Some records

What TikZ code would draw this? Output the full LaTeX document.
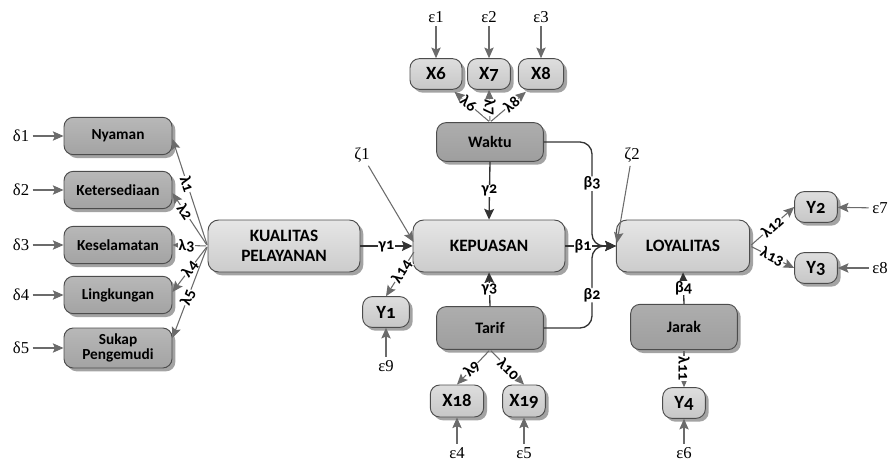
\documentclass[tikz,border=0pt]{standalone}
\usepackage{fontspec}
\setmainfont{Carlito}
\newfontfamily\grk{Liberation Serif}
\newfontfamily\obsf[Numbers=OldStyle]{Carlito}
\usetikzlibrary{arrows.meta,shadows,calc}
\begin{document}
\begin{tikzpicture}[x=0.75pt,y=-0.75pt,
  shad/.style={drop shadow={shadow xshift=2.5pt,shadow yshift=-2.5pt,fill=black!45,opacity=0.8}},
  boxbase/.style={draw=black!70,line width=0.7pt,shad,align=center,inner sep=2pt},
  indbox/.style={boxbase,rounded corners=7pt,top color=black!28,bottom color=black!36,
     minimum width=81pt,minimum height=28pt,font=\bfseries\fontsize{11.5}{12.5}\selectfont},
  latbox/.style={boxbase,rounded corners=8pt,top color=black!10,bottom color=black!20,
     minimum width=114pt,minimum height=39pt,font=\bfseries\fontsize{13}{15}\selectfont},
  midbox/.style={boxbase,rounded corners=7pt,top color=black!32,bottom color=black!38,
     minimum width=80pt,minimum height=30pt,font=\bfseries\fontsize{12}{13}\selectfont},
  obsbox/.style={boxbase,rounded corners=7pt,top color=black!13,bottom color=black!22,
     minimum height=23pt,inner sep=1pt,font=\obsf\bfseries\fontsize{14}{14}\selectfont},
  errl/.style={font=\grk\fontsize{12.5}{12.5}\selectfont,inner sep=1.5pt},
  garr/.style={draw=black!58,line width=0.8pt,-{Stealth[length=8pt,width=7pt,inset=1.5pt]},shorten <=1pt},
  darr/.style={draw=black!80,line width=1pt,-{Stealth[length=8pt,width=7.5pt,inset=1.5pt]}},
  lab/.style={fill=white,inner sep=0.3pt,font=\obsf\bfseries\fontsize{12}{12}\selectfont}]
\useasboundingbox (0,0) rectangle (893,464);

% indicators of KUALITAS PELAYANAN
\node[indbox] (i1) at (118,136) {Nyaman};
\node[indbox] (i2) at (118,190) {Ketersediaan};
\node[indbox] (i3) at (118,245) {Keselamatan};
\node[indbox] (i4) at (118,295) {Lingkungan};
\node[indbox,minimum height=30pt] (i5) at (118,348) {Sukap\\[-1pt]Pengemudi};

\node[errl] (d1) at (21,136) {δ1};
\node[errl] (d2) at (21,190) {δ2};
\node[errl] (d3) at (21,245) {δ3};
\node[errl] (d4) at (21,295) {δ4};
\node[errl] (d5) at (21,348) {δ5};
\foreach \k in {1,...,5} {\draw[garr] (d\k) -- (i\k);}

% latent variables
\node[latbox] (kp) at (284,246) {KUALITAS\\PELAYANAN};
\node[latbox] (kep) at (489,246) {KEPUASAN};
\node[latbox,minimum width=100pt] (loy) at (683,246) {LOYALITAS};

\node[midbox,minimum height=29pt] (wak) at (490,142) {Waktu};
\node[midbox,minimum height=32pt] (tar) at (490,328) {Tarif};
\node[midbox,minimum height=34pt] (jar) at (684,327) {Jarak};

% observed small nodes
\node[obsbox,minimum width=39pt] (x6) at (436,74) {X6};
\node[obsbox,minimum width=32pt] (x7) at (489,74) {X7};
\node[obsbox,minimum width=34pt] (x8) at (541,74) {X8};
\node[obsbox,minimum width=35pt] (y1) at (386,312) {Y1};
\node[obsbox,minimum width=40pt,minimum height=24pt] (x18) at (457,401) {X18};
\node[obsbox,minimum width=32pt,minimum height=24pt] (x19) at (524,401) {X19};
\node[obsbox,minimum width=32pt] (y2) at (816,207) {Y2};
\node[obsbox,minimum width=32pt] (y3) at (816,268) {Y3};
\node[obsbox,minimum width=32pt] (y4) at (684,403) {Y4};

% error terms
\node[errl] (e1) at (436,17) {ε1};
\node[errl] (e2) at (489,17) {ε2};
\node[errl] (e3) at (541,17) {ε3};
\node[errl] (e4) at (457,453) {ε4};
\node[errl] (e5) at (524,453) {ε5};
\node[errl] (e6) at (684,453) {ε6};
\node[errl] (e7) at (880,208) {ε7};
\node[errl] (e8) at (880,268) {ε8};
\node[errl] (e9) at (386,366) {ε9};
\node[errl] (z1) at (362,155) {ζ1};
\node[errl] (z2) at (632,155) {ζ2};

\draw[garr] (e1) -- (x6);
\draw[garr] (e2) -- (x7);
\draw[garr] (e3) -- (x8);
\draw[garr] (e4) -- (x18);
\draw[garr] (e5) -- (x19);
\draw[garr] (e6) -- (y4);
\draw[garr] (e7) -- (y2);
\draw[garr] (e8) -- (y3);
\draw[garr] (e9) -- (y1);
\draw[garr] (z1) -- ($(kep.west)+(1,-4)$);
\draw[garr] (z2) -- ($(loy.west)+(1,-3)$);

% loadings of KUALITAS PELAYANAN
\draw[garr] (kp.west) -- node[lab,sloped,pos=0.58]{λ1} ($(i1.east)+(0,3)$);
\draw[garr] (kp.west) -- node[lab,sloped,pos=0.64]{λ2} ($(i2.east)+(0,3)$);
\draw[garr] (kp.west) -- node[lab,pos=0.6]{λ3} (i3.east);
\draw[garr] (kp.west) -- node[lab,sloped,pos=0.5]{λ4} ($(i4.east)+(0,-3)$);
\draw[garr] (kp.west) -- node[lab,sloped,pos=0.56]{λ5} ($(i5.east)+(0,-10)$);

% loadings of Waktu
\draw[garr] (wak.north) -- node[lab,sloped,pos=0.6]{λ6} ($(x6.south east)+(-8,2)$);
\draw[garr] (wak.north) -- node[lab,sloped,pos=0.45]{λ7} (x7.south);
\draw[garr] (wak.north) -- node[lab,sloped,pos=0.6]{λ8} ($(x8.south west)+(8,2)$);

% loadings of Tarif
\draw[garr] (tar.south) -- node[lab,sloped,pos=0.55]{λ9} (x18.north);
\draw[garr] (tar.south) -- node[lab,sloped,pos=0.55]{λ10} (x19.north);

% loading of Jarak
\draw[garr] (jar.south) -- node[lab,sloped,pos=0.5]{λ11} (y4.north);

% loadings of LOYALITAS
\draw[garr] (loy.east) -- node[lab,sloped,pos=0.5]{λ12} (y2.west);
\draw[garr] (loy.east) -- node[lab,sloped,pos=0.5]{λ13} (y3.west);

% loading of KEPUASAN
\draw[garr] ($(kep.west)+(2,5)$) -- node[lab,sloped,pos=0.45]{λ14} (y1.north);

% structural paths
\coordinate (jx) at (592,246);
\draw[darr] (kp.east) -- node[lab]{γ1} (kep.west);
\draw[darr] (wak.south) -- node[lab]{γ2} (kep.north);
\draw[darr] (tar.north) -- node[lab]{γ3} (kep.south);
\draw[darr] (jar.north) -- node[lab]{β4} (loy.south);
\draw[darr] (kep.east) -- node[lab,pos=0.35]{β1} (loy.west);
\draw[darr,rounded corners=9pt] (wak.east) -| node[lab,pos=0.7]{β3} (jx) -- (loy.west);
\draw[darr,rounded corners=9pt] (tar.east) -| node[lab,pos=0.7]{β2} (jx) -- (loy.west);
\end{tikzpicture}
\end{document}
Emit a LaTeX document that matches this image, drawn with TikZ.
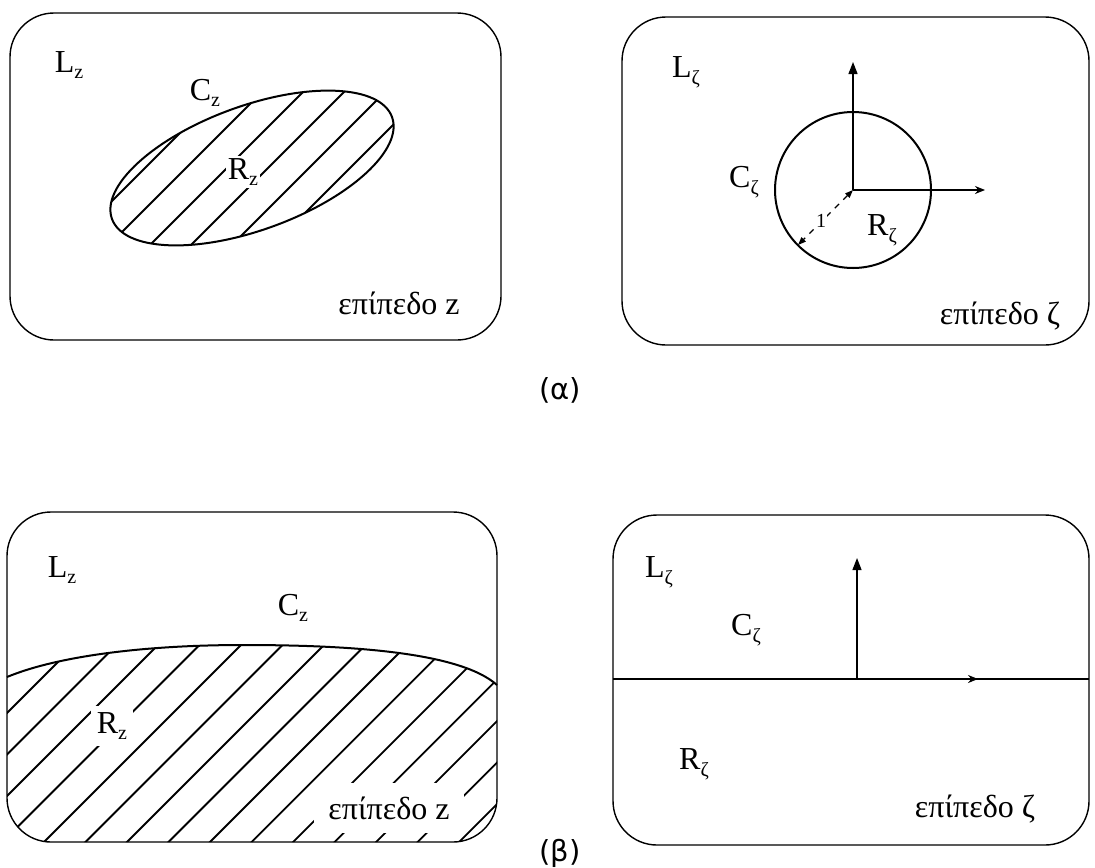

GIVEN REQUEST:
Pick out the lines that contain "LaTeX" and copy them.

RESULT BELOW:
What TikZ code would draw this? Output the full LaTeX document.
Emit a LaTeX document that matches this image, drawn with TikZ.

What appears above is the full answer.